Auf zugefrorenen Seen in der Berliner Region war in letzter Zeit ein ebenso seltenes wie rätselhaftes Phänomen zu beobachten: Löcher im ufernahen Eis. Spekulationen über die Ursachen reichten von Tauwasser in Spannungsrissen über Methangasaufstieg bis hin zu den Folgen eines Meteoritenregens. Jetzt haben Berliner Wissenschaftler eine natürliche Erklärung für die Eislöcher vorgelegt.
Danach gibt es im Winter meistens einen allmählichen Temperaturrückgang, bei dem auch der Seegrund in flachen Bereichen auskühlt. Dieser Winter war zum Jahresende jedoch noch recht mild und der Boden des Sees nicht sehr kalt. Zum Jahreswechsel kam es dann zu einer abrupten Abkühlung, so dass sich in den ersten Januartagen schnell eine circa 20 Zentimeter starke Eisdecke gebildet hat, die kaum von Schnee abgedeckt war.
Der ohnehin recht warme Grund des Sees ist durch die Sonnenstrahlung, die durch das schneefreie Eis eindringen konnte, in den flacheren Seebereichen zusätzlich erhitzt worden, so dass sich das Wasser unmittelbar über dem Seeboden auf über 4°C erwärmte. Damit entstand im gesamten Freiwasser unter dem Eis eine so genannte Konvektionsströmung, die das wärmere Wasser im Zentrum der Konvektionszellen beständig nach oben transportiert, so die Forscher des Leibniz-Instituts für Gewässerökologie und Binnenfischerei. Man kann diesen äußerst effektiven Transportprozess auch in einem von unten erwärmten Wasserkochtopf beobachten.
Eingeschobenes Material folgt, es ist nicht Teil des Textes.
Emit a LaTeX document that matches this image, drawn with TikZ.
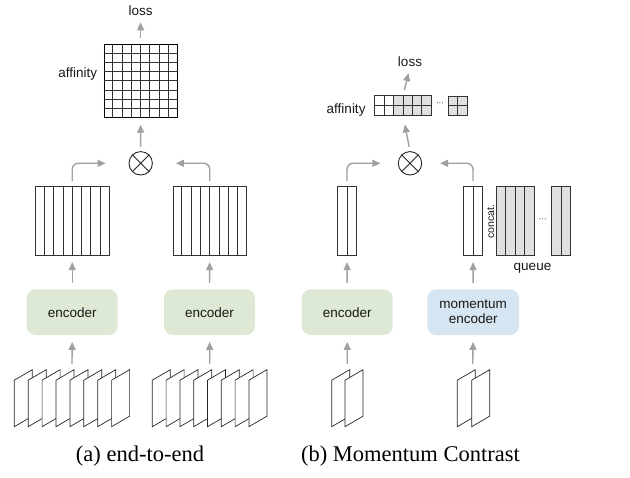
\documentclass[tikz,border=0pt]{standalone}
\usepackage{fontspec}
\setmainfont{Liberation Serif}
\newfontfamily\lsans{Liberation Sans}
\usetikzlibrary{arrows.meta,calc}
\definecolor{arr}{HTML}{A0A0A0}
\definecolor{encg}{HTML}{DDE9D4}
\definecolor{encb}{HTML}{D5E5F1}
\definecolor{qgray}{HTML}{E0E0E0}
\definecolor{edge}{HTML}{333333}
\newcommand\colgrid[3]{\foreach \i in {1,...,#3}{\draw[gridline] ($(#1.north west)!{\i/#2}!(#1.north east)$) -- ($(#1.south west)!{\i/#2}!(#1.south east)$);}}
\newcommand\rowgrid[3]{\foreach \i in {1,...,#3}{\draw[gridline] ($(#1.north west)!{\i/#2}!(#1.south west)$) -- ($(#1.north east)!{\i/#2}!(#1.south east)$);}}
\newcommand\imgstack[3]{% x0, spacing, count-1
  \foreach \k in {0,...,#3}{
    \pgfmathsetmacro\xx{#1+#2*\k}
    \filldraw[imgline] (\xx,426.7) -- (\xx,380.2) -- (\xx+18,369.7) -- (\xx+18,416.2) -- cycle;
  }}
\begin{document}
\begin{tikzpicture}[x=1pt,y=-1pt,
  arrowline/.style={draw=arr, line width=1.4pt, -{Triangle[length=8pt,width=7pt]}},
  gridline/.style={draw=edge, line width=0.8pt},
  imgline/.style={draw=black!85, fill=white, line width=0.7pt, line join=miter},
  blockbox/.style={draw=edge, line width=0.9pt, minimum height=69pt, inner sep=0pt},
  enc/.style={rounded corners=9pt, minimum width=91pt, minimum height=45.7pt, inner sep=0pt,
    font=\lsans\fontsize{13.5}{16}\selectfont, align=center, text=black!90},
  lbl/.style={font=\lsans\fontsize{13.5}{16}\selectfont, inner sep=0pt, text=black!90},
  captext/.style={font=\fontsize{22.5}{27}\selectfont, inner sep=0pt, anchor=base},
  otimes/.style={circle, draw=black!85, line width=0.9pt, minimum size=23.4pt, inner sep=0pt},
]
\useasboundingbox (0,0) rectangle (630,478);

% ---------------- (a) end-to-end ----------------
\node[lbl, anchor=base] (lossL) at (140.6,15.7) {loss};
\node[draw=black, line width=0.9pt, minimum width=73pt, minimum height=73pt, inner sep=0pt] (aff) at (140.6,80.8) {};
\colgrid{aff}{8}{7}
\rowgrid{aff}{8}{7}
\node[lbl, anchor=base east] (affL) at (97.3,77.5) {affinity};

\node[otimes] (otL) at (140.7,163.3) {};
\draw[black!85, line width=0.9pt] (otL.north west) -- (otL.south east) (otL.north east) -- (otL.south west);

\node[blockbox, minimum width=73.5pt] (colL1) at (72.2,220.5) {};
\colgrid{colL1}{8}{7}
\node[blockbox, minimum width=73.5pt] (colL2) at (209.7,220.5) {};
\colgrid{colL2}{8}{7}

\node[enc, fill=encg] (encL1) at (72.2,312.2) {encoder};
\node[enc, fill=encg] (encL2) at (209.5,312.2) {encoder};

\imgstack{14.3}{13.9}{7}
\imgstack{152.3}{13.8}{7}
\coordinate (imL1) at (72.0,364);
\coordinate (imL2) at (209.8,364);

\draw[arrowline, shorten <=6pt, shorten >=6.3pt] (aff.north) -- (lossL.south);
\draw[arrowline, shorten <=4.6pt, shorten >=7pt] (otL.north) -- (aff.south);
\draw[arrowline, rounded corners=6pt] ($(colL1.north)+(0,-4.5)$) |- ($(otL.west)+(-23,0)$);
\draw[arrowline, rounded corners=6pt] ($(colL2.north)+(0,-4.5)$) |- ($(otL.east)+(23,0)$);
\draw[arrowline, shorten <=6.3pt, shorten >=6.7pt] (encL1.north) -- (colL1.south);
\draw[arrowline, shorten <=6.3pt, shorten >=6.7pt] (encL2.north) -- (colL2.south);
\draw[arrowline, shorten >=6.7pt] (imL1) -- (encL1.south);
\draw[arrowline, shorten >=6.7pt] (imL2) -- (encL2.south);

\node[captext] (capA) at (140,461.7) {(a) end-to-end};

% ---------------- (b) Momentum Contrast ----------------
\node[lbl, anchor=base] (lossR) at (410,66.7) {loss};
\node[minimum width=56pt, minimum height=19pt, inner sep=0pt] (ar) at (403,105.5) {};
\fill[qgray] ($(ar.north west)!{2/6}!(ar.north east)$) rectangle (ar.south east);
\colgrid{ar}{6}{5}
\rowgrid{ar}{2}{1}
\draw[edge, line width=0.9pt] (ar.north west) rectangle (ar.south east);
\node[minimum width=19pt, minimum height=19pt, inner sep=0pt, fill=qgray, draw=edge, line width=0.9pt] (ar2) at (457.8,105.5) {};
\colgrid{ar2}{2}{1}
\rowgrid{ar2}{2}{1}
\node[font=\lsans\fontsize{8}{8}\selectfont, inner sep=0pt] (ardots) at (440,104.5) {···};
\node[lbl, anchor=base east] (affR) at (365.7,113.3) {affinity};

\node[otimes] (otR) at (410,163.3) {};
\draw[black!85, line width=0.9pt] (otR.north west) -- (otR.south east) (otR.north east) -- (otR.south west);

\node[blockbox, minimum width=19.4pt] (colq) at (347,220.5) {};
\colgrid{colq}{2}{1}
\node[blockbox, minimum width=19.4pt] (colk) at (473,220.5) {};
\colgrid{colk}{2}{1}
\node[lbl, rotate=90, font=\lsans\fontsize{10.5}{12}\selectfont] (concat) at (490.7,221.7) {concat.};
\node[blockbox, minimum width=37.3pt, fill=qgray] (qu1) at (515.3,220.5) {};
\colgrid{qu1}{4}{3}
\node[font=\lsans\fontsize{8}{8}\selectfont, inner sep=0pt] (qdots) at (542.7,220) {···};
\node[blockbox, minimum width=19pt, fill=qgray] (qu2) at (561.2,220.5) {};
\colgrid{qu2}{2}{1}
\node[lbl, anchor=base] (queue) at (532.5,270.7) {queue};

\node[enc, fill=encg] (encR1) at (347.2,312.2) {encoder};
\node[enc, fill=encb, minimum width=91.7pt] (encR2) at (473.2,312.2) {momentum\\[-1pt]encoder};

\imgstack{331.7}{13.3}{1}
\imgstack{457.3}{14.4}{1}
\coordinate (imR1) at (347.3,364);
\coordinate (imR2) at (472.7,364);

\draw[arrowline, shorten <=6pt, shorten >=6.3pt] (ar.north) -- (lossR.south);
\draw[arrowline, shorten <=4.6pt, shorten >=9.5pt] (otR.north) -- (ar.south);
\draw[arrowline, rounded corners=6pt] ($(colq.north)+(0,-4.5)$) |- ($(otR.west)+(-17.5,0)$);
\draw[arrowline, rounded corners=6pt] ($(colk.north)+(0,-4.5)$) |- ($(otR.east)+(18,0)$);
\draw[arrowline, shorten <=6.3pt, shorten >=6.7pt] (encR1.north) -- (colq.south);
\draw[arrowline, shorten <=6.3pt, shorten >=6.7pt] (encR2.north) -- (colk.south);
\draw[arrowline, shorten >=6.7pt] (imR1) -- (encR1.south);
\draw[arrowline, shorten >=6.7pt] (imR2) -- (encR2.south);

\node[captext] (capB) at (410.4,461.7) {(b) Momentum Contrast};
\end{tikzpicture}
\end{document}
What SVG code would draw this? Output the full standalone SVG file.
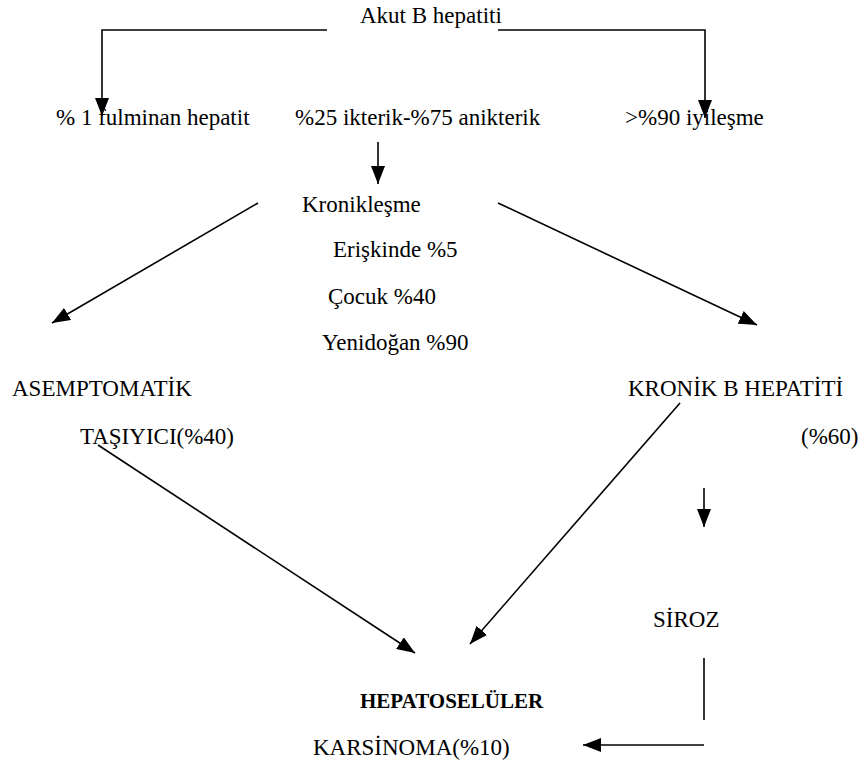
<svg xmlns="http://www.w3.org/2000/svg" width="858" height="776" viewBox="0 0 858 776">
<defs>
<style>
text{font-family:'Liberation Serif','Times New Roman',Times,serif;font-size:23px;fill:#000}
.b{font-weight:bold;font-size:21px}
.c line,.c polyline{stroke:#000;stroke-width:1.6;fill:none}
</style>
<marker id="ah" markerUnits="userSpaceOnUse" markerWidth="18" markerHeight="14" refX="18" refY="7" orient="auto" viewBox="0 0 18 14">
<path d="M0,0 L18,7 L0,14 z" fill="#000"/>
</marker>
</defs>
<rect width="858" height="776" fill="#fff"/>
<g font-family="Liberation Serif, Times New Roman, serif">
<g id="akut"><text x="360" y="23" font-size="22">Akut B hepatiti</text></g>
<g id="fulminan"><text x="56" y="125">% 1 fulminan hepatit</text></g>
<g id="ikterik"><text x="295" y="125">%25 ikterik-%75 anikterik</text></g>
<g id="iyilesme"><text x="625" y="125">&gt;%90 iyileşme</text></g>
<g id="kronik"><text x="302" y="212">Kronikleşme</text>
<text x="333" y="257">Erişkinde %5</text>
<text x="328" y="304">Çocuk %40</text>
<text x="322" y="350">Yenidoğan %90</text></g>
<g id="asemptomatik"><text x="12" y="396">ASEMPTOMATİK</text>
<text x="80" y="444">TAŞIYICI(%40)</text></g>
<g id="kronikb"><text x="628" y="396">KRONİK B HEPATİTİ</text>
<text x="801" y="444">(%60)</text></g>
<g id="siroz"><text x="653" y="627">SİROZ</text></g>
<g id="hcc"><text class="b" x="360" y="708">HEPATOSELÜLER</text>
<text x="313" y="755" font-size="22">KARSİNOMA(%10)</text></g>
</g>
<g class="c" id="connectors">
<polyline points="327,30 102,30 102,116" marker-end="url(#ah)"/>
<polyline points="498,30 705,30 705,118" marker-end="url(#ah)"/>
<line x1="378" y1="142" x2="378" y2="184" marker-end="url(#ah)"/>
<line x1="258" y1="203" x2="52" y2="323" marker-end="url(#ah)"/>
<line x1="498" y1="203" x2="757" y2="325" marker-end="url(#ah)"/>
<line x1="98" y1="445" x2="415" y2="653" marker-end="url(#ah)"/>
<line x1="680" y1="403" x2="470" y2="644" marker-end="url(#ah)"/>
<line x1="704" y1="488" x2="704" y2="527" marker-end="url(#ah)"/>
<line x1="704" y1="658" x2="704" y2="720" stroke-width="1.2"/>
<line x1="704" y1="745" x2="583" y2="745" marker-end="url(#ah)"/>
</g>
</svg>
„Warmwasser“-Strahl schmilzt sich durch das Eis
Der aufwärtsgerichtete „Warmwasser“-Strahl schmilzt sich von unten durch die Eisdecke. Daher stammt auch das charakteristische sternförmige Muster auf der Eisoberfläche, das die konvektive Strömung unter dem Eis widerspiegelt. Ähnliche Muster kann man, so die Wissenschaftler, auch in einem ganz einfachen Experiment zuhause reproduzieren: Man gießt einen Schluck kalter Milch in eine Tasse heißer Schokolade und sieht die Konvektionszellen, wenn sich die Schokolade nur langsam mit der Milch vermischt.
Das bei milden Lufttemperaturen offene symmetrische Loch kann je nach Ausmaß der Konvektionszellen eine Größe von wenigen Zentimetern bis wenigen Metern erlangen und bei starkem Frost auch wieder zufrieren.
Ungewöhnliche „Dampflöcher“
Die wohl erste dokumentierte Beobachtung solcher Strukturen stammt aus dem Jahr 1909 von dem Österreichischen Limnologen Götzinger, der dem Phänomen den Namen „Dampflöcher“ gegeben hat – ein deutscher Begriff, der auch heute noch in der englischsprachigen Fachliteratur auftaucht.
Wie die Löcher aber entstehen, war lange unklar, bis schließlich Meteorologen auf die richtige Spur gestoßen sind. Sie zogen Parallelen zur Entstehung von Wolken in der unteren Atmosphäre und damit kam das Stichwort „Konvektion“ ins Spiel.
Einer der Ersten, der die Schmelzstrukturen von Flachgewässern wissenschaftlich abgehandelt hat, war der Geophysiker Alfred Woodcock, in dessen Arbeit von 1965 ein Foto abgebildet ist, das den Bildern vom ufernahen Eis in Berlin im Januar 2009 völlig gleicht.